None of the HTML has been validated or tested for accessibility; this
is a hack, not a product.
The data retrieved from Amazon is not always reliable; at times, the
wrong title is returned for a given ISBN, or it says similarities are
not available for a search that should obviously return many items ("baseball"
was returning a single entry one morning, for instance.). This tends to
happen on wide search patterns with large search depths. I suspect it
is due to bandwidth limitations they impose dynamically on the service
available through their Web Services API. The specification says that
a user is limited to one query a second. I make no attempt to throttle
my requests and am certainly exceeding their stated access rate specification
during wide search patterns where we move quickly from one similarity
list to another. Doing deep search patterns is much slower, as all nine
"similar to" titles in a result set are processed before the
next request is made to Amazon Web Services.
The density calculation of the Amazon personal web is misleading for
webs of more than ten documents; since my code only examines nine similarities
per book, a web of more than ten would have potential links that will
never be explored. The limit of nine similarities per book derives from
the Amazon Web Services, where nine is the maximum number returned in
a single request.

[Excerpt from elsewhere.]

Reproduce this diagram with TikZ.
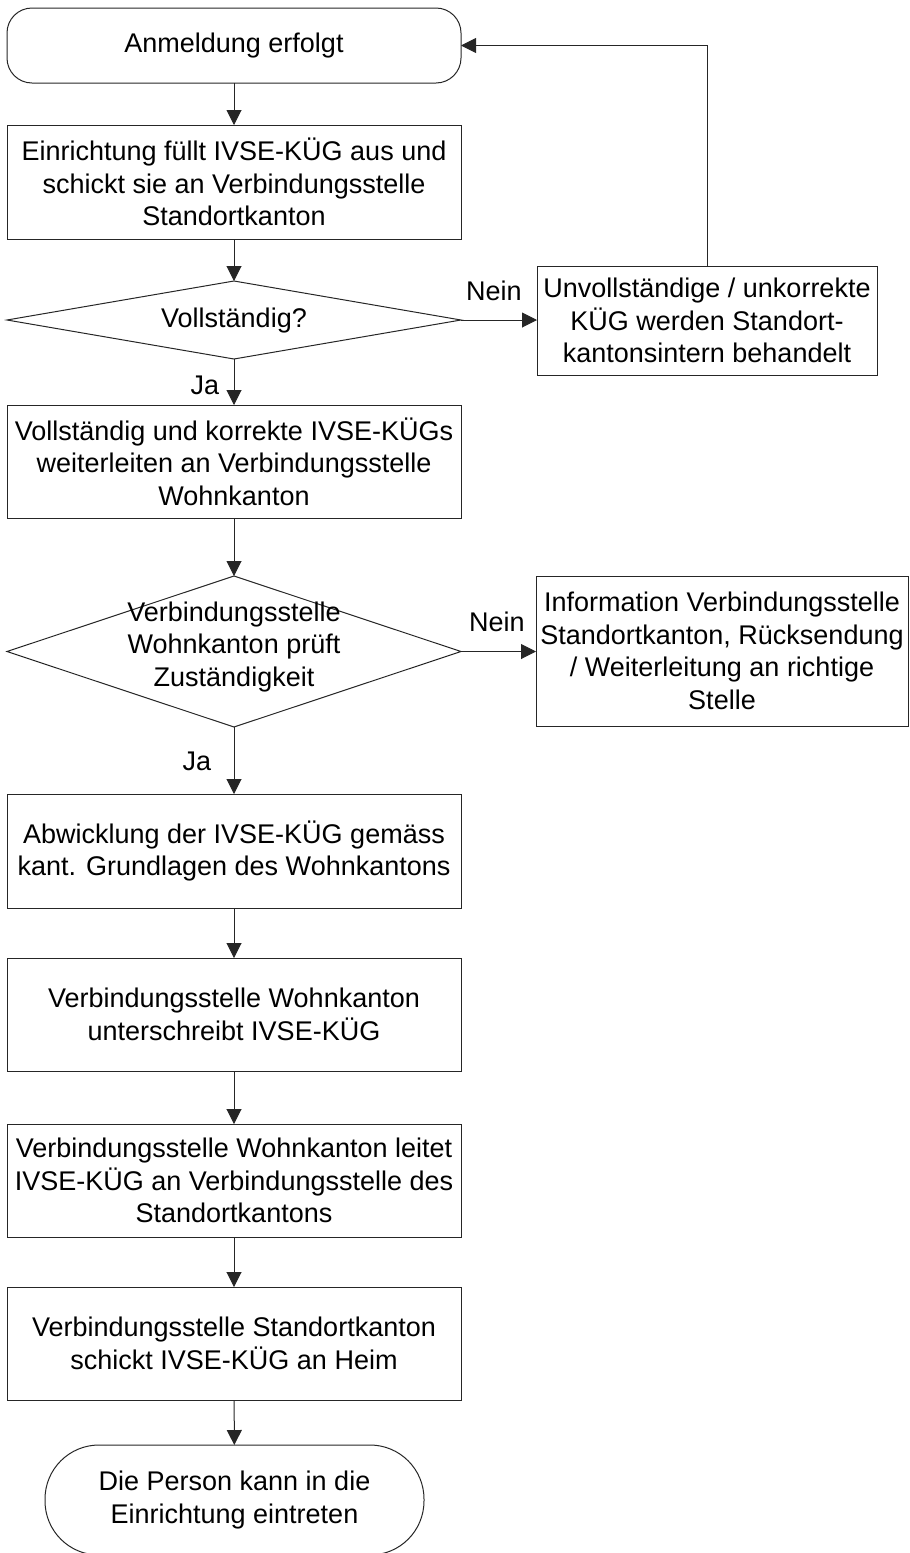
\documentclass[tikz,border=0pt]{standalone}
\usepackage{fontspec}
\setmainfont{Liberation Sans}
\usetikzlibrary{shapes.geometric,arrows.meta}
\begin{document}
\begin{tikzpicture}[x=1pt,y=-1pt,
  every node/.style={font=\fontsize{27}{32.5}\selectfont, align=center, inner sep=0pt, outer sep=0pt},
  ln/.style={line width=1pt, draw=black!85},
  proc/.style={ln, draw, minimum width=454pt, minimum height=113pt},
  side/.style={ln, draw, minimum height=109pt},
  term/.style={ln, draw, rounded corners=25pt, minimum width=454pt, minimum height=75pt},
  dec/.style={ln, draw, diamond, minimum width=454pt},
  lbl/.style={inner sep=0pt},
  arr/.style={ln, -{Triangle[length=15pt,width=15pt]}}
]
\useasboundingbox (0,0) rectangle (910,1553);

% main column
\node[term] (t1) at (234,45.5) {Anmeldung erfolgt};
\node[proc, minimum height=114pt] (b1) at (234,182) {Einrichtung füllt IVSE-KÜG aus und\\schickt sie an Verbindungsstelle\\Standortkanton};
\node[dec, minimum height=78pt] (d1) at (234,320) {};
\node (d1t) at (234,321) {Vollständig?};
\node[proc] (b2) at (234,461.5) {Vollständig und korrekte IVSE-KÜGs\\weiterleiten an Verbindungsstelle\\Wohnkanton};
\node[dec, minimum height=151pt] (d2) at (234,651.5) {};
\node (d2t) at (234,647) {Verbindungsstelle\\Wohnkanton prüft\\Zuständigkeit};
\node[proc, minimum height=114pt] (b3) at (234,851) {Abwicklung der IVSE-KÜG gemäss\\kant. Grundlagen des Wohnkantons};
\node[proc] (b4) at (234,1014.5) {Verbindungsstelle Wohnkanton\\unterschreibt IVSE-KÜG};
\node[proc] (b5) at (234,1180.5) {Verbindungsstelle Wohnkanton leitet\\IVSE-KÜG an Verbindungsstelle des\\Standortkantons};
\node[proc] (b6) at (234,1343.5) {Verbindungsstelle Standortkanton\\schickt IVSE-KÜG an Heim};
\node[ln, draw, rounded corners=54pt, minimum width=379pt, minimum height=110pt] (t2) at (234.5,1500) {Die Person kann in die\\Einrichtung eintreten};

% side boxes
\node[side, minimum width=340pt] (n1) at (707,320.5) {Unvollständige / unkorrekte\\KÜG werden Standort-\\kantonsintern behandelt};
\node[side, minimum width=372pt, minimum height=150pt] (n2) at (722,651) {Information Verbindungsstelle\\Standortkanton, Rücksendung\\/ Weiterleitung an richtige\\Stelle};

% labels
\node[lbl] (l1) at (494,291) {Nein};
\node[lbl] (l2) at (497,622) {Nein};
\node[lbl] (l3) at (205,385) {Ja};
\node[lbl] (l4) at (197,761) {Ja};

% connectors
\draw[arr] (t1) -- (b1);
\draw[arr] (b1) -- (d1);
\draw[arr] (d1) -- (b2);
\draw[arr] (d1.east) -- (n1.west |- d1.east);
\draw[arr] (n1.north) |- (t1.east);
\draw[arr] (b2) -- (d2);
\draw[arr] (d2.east) -- (n2.west |- d2.east);
\draw[arr] (d2) -- (b3);
\draw[arr] (b3) -- (b4);
\draw[arr] (b4) -- (b5);
\draw[arr] (b5) -- (b6);
\draw[arr] (b6) -- (t2);
\end{tikzpicture}
\end{document}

It is possible to request additional "pages"
of data, but that was not implemented. It is interesting to note that
their website displays "Similar to" items in a three by three
grid. It is possible that the output of Web Services was determined by
the visual representation of a relationship on their website.
This was an easy program to write, but it took more time than I really
wanted to spend on it. There are occasional irregularities and inconsistencies
in its operation. I have not had time to figure out whether they result
from bugs in my code, side effects of caching by the PHP library, or variabililty
in Amazon.com's operation (or a combination of all three!)